Love so many of the comments in this thread.
I found Waldorf a couple years ago, about the time my first child was turning 2. I was smitten. I found as many books as I could read and read and read. Our family became affiliated with a Waldorf school and its early childhood program. I too found the homeschooling Waldorf blogs and began to feel as if I didn't measure up. Frankly, I am not a very crafty person, I try to be but I am just not going to be needle felting play food for my kids or making homemade baby doll quilts for them - not my speed and I refuse to feel guilty about it! And I realized that the commercialization of Waldorf is much different from the philosophy of Waldorf. I decided to take what I liked about the educational philosophy and leave the rest. If my child can recognize Dora the Explorer and knows what the golden arches are from the highway, well so be it. The occasional dip into the commercial world is not a terrible thing, in my parental opinion.

I suppose what I found off-putting about some of the parents at the Waldorf school was the idea that your child's fantasy driven childhood could become tainted so quickly and easily by one slip as a parent. Let your child do Disney movie night when you are staying with relatives with children during a holiday? Oh no! Let your child use regular old Crayola crayons and don't bother with wet on wet watercolor painting?! Oh no! It was the idea that children are so fragile that any exposure to "mainstream" parenting would corrupt their brief and magical childhood. And well, I think that is crazy. As if listening to Mozart in the car is damaging for their development! When the strictures of Waldorf as they are portrayed via parents in many Waldorf schools are followed too rigidly I cannot think that is good for children and I do think it borders on cult-like behavior.
We employ a lot of positive aspects of Waldorf in our home life and family interactions. I learned from Waldorf philosophy that it is better for my children if they do not see me as their plaything but as a person in our family who fulfills a valuable role and who does important work, even if that is sweeping, dishes and making healthy foods. I learned that rhythm is so, so necessary for little people and that they thrive on it. I also learned to respect the natural progression of my children's learning capabilities and to avoid "hot housing" them. Preserving early childhood as a time of dreaming, fantasy and free play is much more important than being "prepared" for Kindergarten.
I learned that nature and being able to explore freely - even in cruddy weather - is really important to early childhood development. Messes, mud and surprises found in clothing pockets are not only to be tolerated but to be encouraged! Our nature table doesn't exist because it is the Waldorf thing to do, it exists because we find things outside and dump them on the table for looking at and learning about. We have a few things that anchor the table for the season but I no longer bother with making it a very orchestrated and planned thing - it is organic and changes as the seasons change. We had a lot of plain old gravel on the table this winter because that is what my kids were able to fish out of all the snow. So what if it wasn't fancy quartz or something prettier - it was a treasure they found outside and wanted to collect!

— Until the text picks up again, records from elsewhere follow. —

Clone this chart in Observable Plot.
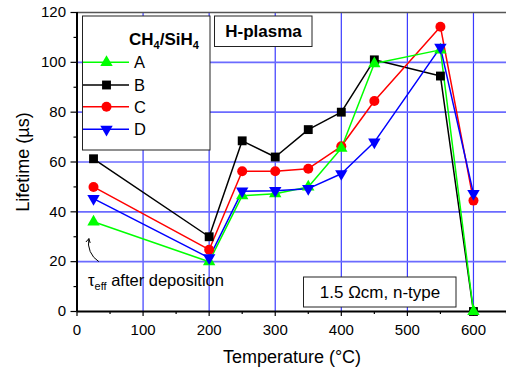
<!DOCTYPE html>
<html><head><meta charset="utf-8">
<script src="https://cdn.jsdelivr.net/npm/d3@7"></script>
<script src="https://cdn.jsdelivr.net/npm/@observablehq/plot@0.6"></script>
<style>body{margin:0;background:#fff} svg{display:block}</style>
</head><body><div id="chart"></div>
<script>
// ---- data ----
const temps = [25, 200, 250, 300, 350, 400, 450, 550, 600];
const seriesA = [36, 20, 46.5, 47.3, 50, 65.5, 99.5, 105, 0];
const seriesB = [61.3, 30, 68.5, 62, 73, 80, 101, 94.5, 0];
const seriesC = [50, 24.8, 56.3, 56.3, 57.3, 66.3, 84.5, 114.3, 44.5];
const seriesD = [45.3, 21.5, 48.3, 48.5, 49.3, 55.3, 68, 106, 47.3];
const seriesNames = ["A", "B", "C", "D"];
const seriesValues = [seriesA, seriesB, seriesC, seriesD];
const xTicks = [0, 100, 200, 300, 400, 500, 600];
const xMinorTicks = [50, 150, 250, 350, 450, 550, 650];
const yTicks = [0, 20, 40, 60, 80, 100, 120];
const yMinorTicks = [10, 30, 50, 70, 90, 110];
const gridXTicks = [100, 200, 300, 400, 500, 600];
const gridYTicks = [20, 40, 60, 80, 100];

// ---- styles ----
const colors = {A: "#00ff00", B: "#000000", C: "#ff0000", D: "#0000ff"};
const symbols = {A: "triangle", B: "square", C: "circle", D: "triangle"};
const rotations = {A: 0, B: 0, C: 0, D: 180};
const drawOrder = ["B", "C", "A", "D"];
const FONT = "'Liberation Sans', Arial, sans-serif";

const rows = [];
seriesNames.forEach((s, i) => temps.forEach((t, j) => rows.push({series: s, t, v: seriesValues[i][j]})));

const marks = [
  Plot.gridX(gridXTicks, {stroke: "#3a3aff", strokeOpacity: 1, strokeWidth: 1.2}),
  Plot.gridY(gridYTicks, {stroke: "#6b6bff", strokeOpacity: 1, strokeWidth: 1.6}),
  Plot.ruleY([120], {stroke: "#555", strokeWidth: 1.5}),
  Plot.axisX(xMinorTicks, {tickSize: 3, tickFormat: () => "", label: null, stroke: "#000", strokeWidth: 1.2}),
  Plot.axisX(xTicks, {tickSize: 5, tickPadding: 8, fontSize: 15, label: null, stroke: "#000", strokeWidth: 1.2, fill: "#000"}),
  Plot.axisY(yMinorTicks, {tickSize: 3, tickFormat: () => "", label: null, stroke: "#000", strokeWidth: 1.2}),
  Plot.axisY(yTicks, {tickSize: 6, tickPadding: 5, fontSize: 15, label: null, stroke: "#000", strokeWidth: 1.2, fill: "#000"}),
  Plot.ruleX([0], {stroke: "#000", strokeWidth: 2}),
  Plot.ruleY([0], {stroke: "#000", strokeWidth: 2}),
  Plot.arrow([{x1: 32.5, y1: 20.1, x2: 17.9, y2: 29.2}], {x1: "x1", y1: "y1", x2: "x2", y2: "y2", bend: 35, stroke: "#000", strokeWidth: 1, headLength: 6})
];
for (const s of drawOrder) {
  const d = rows.filter(r => r.series === s);
  marks.push(Plot.line(d, {x: "t", y: "v", stroke: colors[s], strokeWidth: 1.5}));
}
for (const s of drawOrder) {
  const d = rows.filter(r => r.series === s);
  marks.push(Plot.dot(d, {x: "t", y: "v", symbol: () => symbols[s], fill: colors[s], stroke: "none", r: s === "C" ? 5 : (s === "B" ? 5 : 4.6), rotate: rotations[s]}));
}

const plot = Plot.plot({
  width: 506, height: 371,
  marginLeft: 76.5, marginRight: 0, marginTop: 12, marginBottom: 60,
  style: {fontFamily: FONT, color: "#000", background: "#fff"},
  x: {domain: [0, 650]},
  y: {domain: [0, 120]},
  symbol: {type: "identity"},
  marks
});
document.getElementById("chart").appendChild(plot);

// ---- annotations ----
const svg = d3.select(plot);
const g = svg.append("g").attr("font-family", FONT).attr("fill", "#000").attr("text-anchor", "start");

// legend box
g.append("rect").attr("x", 82.5).attr("y", 16).attr("width", 127.5).attr("height", 134)
  .attr("fill", "#fff").attr("stroke", "#222").attr("stroke-width", 1);
const title = g.append("text").attr("x", 129).attr("y", 45).attr("font-size", 17).attr("font-weight", "bold");
title.append("tspan").text("CH");
title.append("tspan").attr("font-size", 11).attr("dy", 4).text("4");
title.append("tspan").attr("dy", -4).text("/SiH");
title.append("tspan").attr("font-size", 11).attr("dy", 4).text("4");
const legendY = [62.3, 85, 106.7, 129.3];
seriesNames.forEach((s, i) => {
  const y = legendY[i];
  g.append("line").attr("x1", 83).attr("x2", 129).attr("y1", y).attr("y2", y)
    .attr("stroke", colors[s]).attr("stroke-width", 1.5);
  const sym = {triangle: d3.symbolTriangle, square: d3.symbolSquare, circle: d3.symbolCircle}[symbols[s]];
  const r = s === "C" || s === "B" ? 5 : 4.6;
  g.append("path").attr("d", d3.symbol(sym, Math.PI * r * r)())
    .attr("transform", `translate(106.5,${y}) rotate(${rotations[s]})`).attr("fill", colors[s]);
  g.append("text").attr("x", 134).attr("y", y + 6).attr("font-size", 16.5).text(s);
});

// H-plasma box
g.append("rect").attr("x", 214.5).attr("y", 16).attr("width", 97.5).attr("height", 30.5)
  .attr("fill", "#fff").attr("stroke", "#222").attr("stroke-width", 1);
g.append("text").attr("x", 263.5).attr("y", 37).attr("text-anchor", "middle")
  .attr("font-size", 17).attr("font-weight", "bold").text("H-plasma");

// resistivity box
g.append("rect").attr("x", 303.5).attr("y", 277).attr("width", 152.5).attr("height", 30)
  .attr("fill", "#fff").attr("stroke", "#222").attr("stroke-width", 1);
g.append("text").attr("x", 380).attr("y", 297.5).attr("text-anchor", "middle")
  .attr("font-size", 17).text("1.5 Ωcm, n-type");

// tau annotation
const tau = g.append("text").attr("x", 88).attr("y", 286).attr("font-size", 16.5);
tau.append("tspan").text("τ");
tau.append("tspan").attr("font-size", 11).attr("dy", 4).text("eff");
tau.append("tspan").attr("dy", -4).text(" after deposition");

// axis titles
g.append("text").attr("x", 292).attr("y", 363).attr("text-anchor", "middle")
  .attr("font-size", 18).text("Temperature (°C)");
g.append("text").attr("transform", "translate(29,162) rotate(-90)").attr("text-anchor", "middle")
  .attr("font-size", 18).text("Lifetime (µs)");
</script></body></html>
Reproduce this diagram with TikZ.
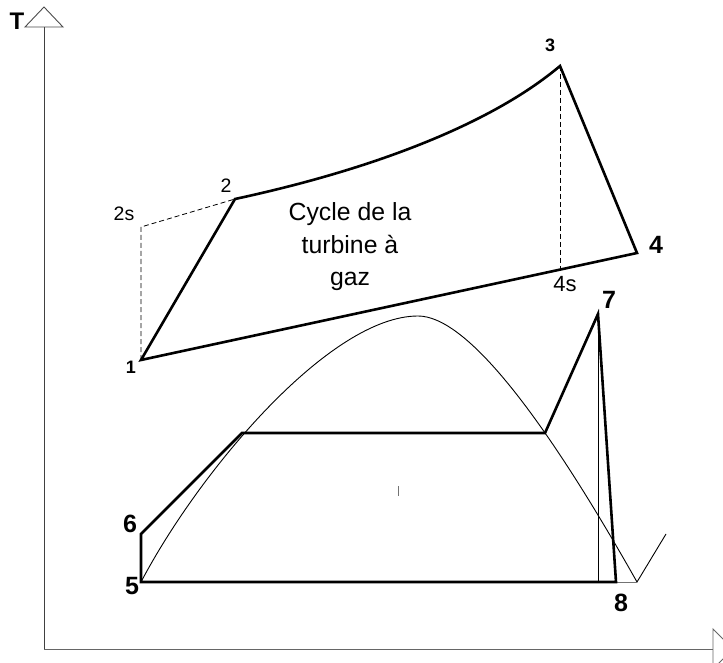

As for the expensive toys, the point of "natural" toys is to allow children to play with every day items that they can find themselves that can play a part in their fantasies. I don't really see the difference in having loads of carved wooden princesses from fairy tales and Disney plastic princesses if they are doing the same job for the child in play - the idea that if you take a plastic cash register and transfer it into wood makes it a more acceptable toy is sort of silly to me. Natural fibers and materials are more pleasurable and gentle on the senses BUT that doesn't mean that a plastic version is poison!

We ended up deciding that for our family, incorporating Waldorf into our home is enough. We are not pursuing a Waldorf school education at this time. Like other educational philosophies, Waldorf can be a perfect fit for many families and children, but it has a hard time dealing with outliers - children who are very gifted or have special needs, children who have slight learning disabilities. My oldest child has always been very intense, very self-directed and very energetic and I feel that she would not fare well in a typical Waldorf classroom. And I'm not sure I'd fare well as an off-beat Waldorf parent in a Waldorf school. The philosophy is really beautiful and I am so, so glad I discovered it and was able to learn about it and alter my parenting style a bit to accommodate some of the more integral parts. For us, that is enough.